Once you’re incorporated, you’re not “aspiring.” You’re in business.
Georgia Tech’s Growing Reputation as a Builder’s Playground
This isn’t the first time Georgia Tech has made waves for nurturing entrepreneurs, but this moment takes its ecosystem to a new level.
Over the past few years, Tech Square has become a proving ground for founders. Programs like CREATE-X and the Advanced Technology Development Center (ATDC) have already launched dozens of startups from the classroom to real-world markets.
But this, this direct pledge, is an accelerant.
Foster’s move echoes a broader shift happening in American universities: a move away from purely academic laurels toward founder-first thinking. As more students choose entrepreneurship over employment, commencement itself is evolving, from a final exam to a launchpad.
Not Just Symbolic: A Shift in Entrepreneurial Capital
This isn’t just a nice gesture. It reflects a change in who gets to start.
Traditionally, capital waits for traction. But pre-seed access, especially for students of color, first-gen graduates, and international students, is nearly nonexistent. Foster’s pledge doesn’t just offer cash. It flips the timeline. Instead of “build first, fund later,” it’s “get legit now, then go build.”

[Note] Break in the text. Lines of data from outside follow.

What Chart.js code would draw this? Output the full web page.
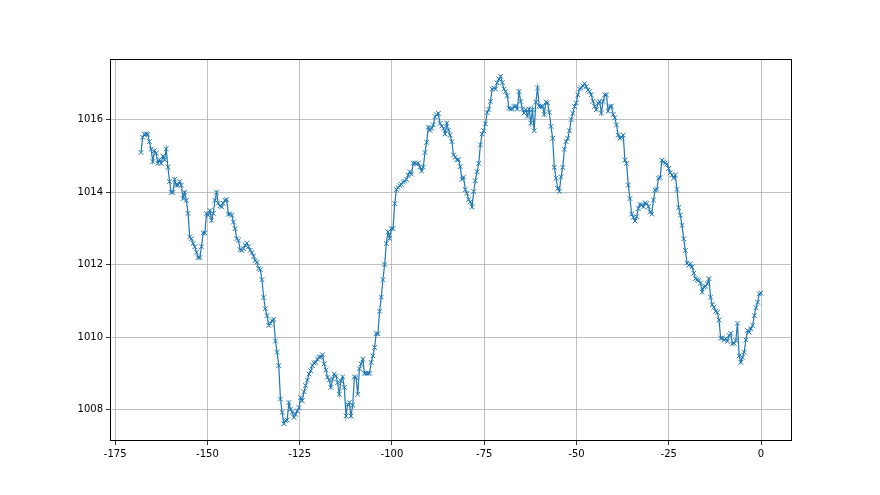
<!DOCTYPE html>
<html>
<head>
<meta charset="utf-8">
<script src="https://cdn.jsdelivr.net/npm/chart.js@4/dist/chart.umd.min.js"></script>
<style>
  html, body { margin: 0; padding: 0; background: #fff; }
  #wrap { width: 880px; height: 495px; }
</style>
</head>
<body>
<div id="wrap"><canvas id="pressureChart"></canvas></div>
<script>
// pressure readings, oldest first, evenly spaced from START_HOUR to END_HOUR
const START_HOUR = -168;
const END_HOUR = 0;
const pressure = [
  1015.1, 1015.52, 1015.6, 1015.62, 1015.6, 1015.4, 1015.19, 1014.85, 1015.15, 1015.08,
  1014.8, 1014.9, 1014.8, 1015.0, 1014.9, 1015.2, 1014.7, 1014.3, 1014.0, 1014.0,
  1014.36, 1014.2, 1014.2, 1014.3, 1014.2, 1013.83, 1014.0, 1013.78, 1013.42, 1012.77,
  1012.72, 1012.59, 1012.5, 1012.35, 1012.2, 1012.2, 1012.5, 1012.88, 1012.88, 1013.42,
  1013.37, 1013.5, 1013.23, 1013.42, 1013.78, 1014.0, 1013.7, 1013.63, 1013.6, 1013.7,
  1013.78, 1013.8, 1013.4, 1013.4, 1013.37, 1013.18, 1013.0, 1012.72, 1012.68, 1012.42,

  1012.4, 1012.45, 1012.54, 1012.6, 1012.5, 1012.4, 1012.34, 1012.24, 1012.12, 1012.07,
  1011.9, 1011.87, 1011.59, 1011.1, 1010.79, 1010.6, 1010.33, 1010.38, 1010.46, 1010.5,
  1009.9, 1009.59, 1009.22, 1008.3, 1007.93, 1007.62, 1007.7, 1007.72, 1008.2, 1008.02,
  1007.93, 1007.79, 1007.88, 1007.97, 1008.06, 1008.34, 1008.25, 1008.5, 1008.67, 1008.82,
  1008.99, 1009.08, 1009.22, 1009.29, 1009.31, 1009.4, 1009.45, 1009.46, 1009.52, 1009.27,
  1009.1, 1008.9, 1008.82, 1008.62, 1008.85, 1008.99, 1008.94, 1008.75, 1008.43,

  1008.8, 1008.91, 1008.62, 1007.83, 1008.15, 1008.2, 1007.83, 1008.13, 1008.91, 1008.89,
  1008.43, 1009.13, 1009.27, 1009.4, 1009.01, 1009.01, 1009.01, 1009.01, 1009.31, 1009.49,
  1009.72, 1010.1, 1010.1, 1010.72, 1011.11, 1011.59, 1012.01, 1012.59, 1012.91, 1012.73,
  1013.0, 1013.0, 1013.69, 1014.08, 1014.13, 1014.19, 1014.22, 1014.29, 1014.31, 1014.35,
  1014.47, 1014.57, 1014.5, 1014.8, 1014.81, 1014.78, 1014.81, 1014.7, 1014.59, 1014.7,
  1015.1, 1015.38, 1015.8, 1015.71, 1015.77, 1015.86, 1016.09, 1016.14, 1016.18, 1015.9,
  1015.83,

  1015.77, 1015.61, 1015.91, 1015.72, 1015.58, 1015.4, 1015.03, 1014.97, 1014.9, 1014.9,
  1014.71, 1014.36, 1014.42, 1014.08, 1013.97, 1013.8, 1013.74, 1013.6, 1014.02, 1014.32,
  1014.57, 1014.8, 1015.31, 1015.61, 1015.7, 1015.89, 1016.2, 1016.29, 1016.51, 1016.85,
  1016.88, 1016.85, 1017.02, 1017.13, 1017.2, 1017.03, 1016.85, 1016.78, 1016.66, 1016.32,
  1016.3, 1016.3, 1016.37, 1016.38, 1016.3, 1016.78, 1016.51, 1016.3, 1016.19, 1016.28,
  1016.1, 1016.3, 1015.91, 1016.28, 1015.7, 1016.49, 1016.88, 1016.38, 1016.37,

  1016.37, 1016.15, 1016.49, 1016.47, 1016.21, 1015.82, 1015.49, 1014.69, 1014.39, 1014.11,
  1014.03, 1014.43, 1014.69, 1015.19, 1015.4, 1015.49, 1015.7, 1016.01, 1016.18, 1016.37,
  1016.47, 1016.69, 1016.85, 1016.88, 1016.94, 1017.0, 1016.92, 1016.82, 1016.78, 1016.69,
  1016.51, 1016.37, 1016.28, 1016.47, 1016.51, 1016.19, 1016.51, 1016.69, 1016.69, 1016.24,
  1016.37, 1016.38, 1016.15, 1016.06, 1015.86, 1015.58, 1015.49, 1015.52, 1015.58, 1014.89,
  1014.8, 1014.2, 1013.83, 1013.4, 1013.31, 1013.21, 1013.33, 1013.55, 1013.67,

  1013.65, 1013.6, 1013.71, 1013.69, 1013.61, 1013.46, 1013.4, 1013.79, 1014.06, 1014.08,
  1014.39, 1014.41, 1014.89, 1014.84, 1014.81, 1014.78, 1014.66, 1014.54, 1014.48, 1014.39,
  1014.48, 1014.08, 1013.58, 1013.37, 1013.09, 1012.72, 1012.4, 1012.05, 1011.99, 1012.03,
  1011.94, 1011.77, 1011.62, 1011.59, 1011.57, 1011.5, 1011.25, 1011.39, 1011.41, 1011.48,
  1011.62, 1011.11, 1010.9, 1010.83, 1010.72, 1010.69, 1010.48, 1009.98, 1009.98, 1009.93,
  1009.96, 1009.89, 1010.05, 1010.11, 1009.82, 1009.84, 1009.91, 1010.39, 1009.49, 1009.31,
  1009.45, 1009.59, 1009.93, 1010.19, 1010.14, 1010.24, 1010.33, 1010.6, 1010.82, 1010.97,
  1011.2, 1011.22
];
const xTicks = [-175, -150, -125, -100, -75, -50, -25, 0];
const yTicks = [1008, 1010, 1012, 1014, 1016];

const step = (END_HOUR - START_HOUR) / (pressure.length - 1);
const points = pressure.map((p, i) => ({ x: START_HOUR + i * step, y: p }));

// matplotlib style 5% margins
const yMin = Math.min(...pressure), yMax = Math.max(...pressure);
const xPad = (END_HOUR - START_HOUR) * 0.05, yPad = (yMax - yMin) * 0.05;

const frame = {
  id: 'frame',
  afterDraw(chart) {
    const a = chart.chartArea, c = chart.ctx;
    c.save();
    c.strokeStyle = '#000';
    c.lineWidth = 1;
    c.strokeRect(a.left + 0.5, a.top + 0.5, a.right - a.left - 1, a.bottom - a.top - 1);
    c.restore();
  }
};

Chart.defaults.font.family = 'DejaVu Sans';
Chart.defaults.font.size = 10;
Chart.defaults.color = '#000';

new Chart(document.getElementById('pressureChart'), {
  type: 'line',
  data: {
    datasets: [{
      data: points,
      borderColor: '#1f77b4',
      borderWidth: 1.2,
      pointStyle: 'crossRot',
      pointRadius: 3.3,
      pointBorderColor: '#1f77b4',
      pointBorderWidth: 1,
      tension: 0
    }]
  },
  options: {
    responsive: true,
    maintainAspectRatio: false,
    animation: false,
    layout: { padding: { top: 59, right: 88, left: 0, bottom: 0 } },
    plugins: { legend: { display: false }, tooltip: { enabled: false } },
    scales: {
      x: {
        type: 'linear',
        min: START_HOUR - xPad,
        max: END_HOUR + xPad,
        afterBuildTicks: axis => { axis.ticks = xTicks.map(v => ({ value: v })); },
        afterFit: scale => { scale.height = 54; },
        grid: { color: '#b0b0b0', lineWidth: 0.8, tickColor: '#000', tickLength: 4 },
        border: { display: false },
        ticks: { padding: 3, maxRotation: 0, callback: v => String(v) }
      },
      y: {
        type: 'linear',
        min: yMin - yPad,
        max: yMax + yPad,
        afterBuildTicks: axis => { axis.ticks = yTicks.map(v => ({ value: v })); },
        afterFit: scale => { scale.width = 110; },
        grid: { color: '#b0b0b0', lineWidth: 0.8, tickColor: '#000', tickLength: 4 },
        border: { display: false },
        ticks: { padding: 3, callback: v => String(v) }
      }
    }
  },
  plugins: [frame]
});
</script>
</body>
</html>
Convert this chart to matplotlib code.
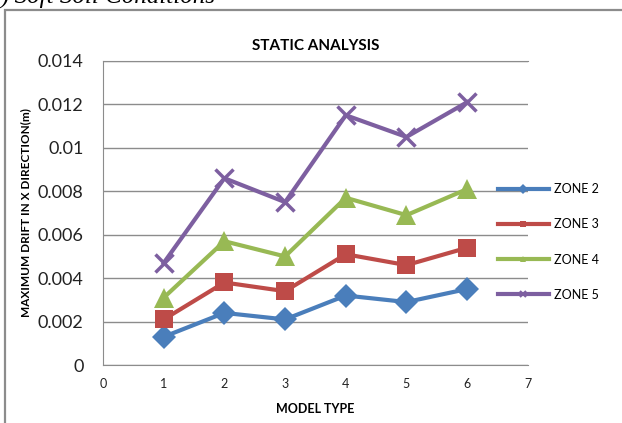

What he’s done is more than cover a fee. He’s democratized day one.
By removing one of the first bureaucratic steps, he’s said: You’re worth the paperwork.
And that has ripple effects far beyond Georgia Tech.
What happens when other institutions see this? When Stanford grads ask for the same backing? When state schools decide to fund their builders, not just boast about them? Foster may have just started a new race, not for jobs, but for first customers.
The Rise of Commencement Capital
This moment might mark the beginning of a broader trend: Commencement Capital, where graduation becomes not just a milestone but a launch event.
We’ve seen billionaire donors pay off student loans or build innovation centers, but few have offered transactional tools that immediately spark entrepreneurial motion. Incorporation costs are small, but the psychological impact is massive.
It tells young people that entrepreneurship isn’t a privilege, it’s a path. And it starts today, not “someday.”
In an age where Gen Z is already ditching 9-to-5s, stacking revenue streams, and building brand-first businesses, this kind of activation isn’t just nice, it’s necessary.
Level Up Insight
Entrepreneurship isn’t about waiting. It’s about starting, and most dreams die before step one. Malik Foster’s bold promise to cover incorporation costs at Georgia Tech doesn’t just empower a class, it sets a precedent. As more institutions begin to realize the power of direct, actionable support, we could see a future where every graduation comes with capital. This isn’t just a win for the students, it’s a call to all universities: stop preaching startup culture and start funding it.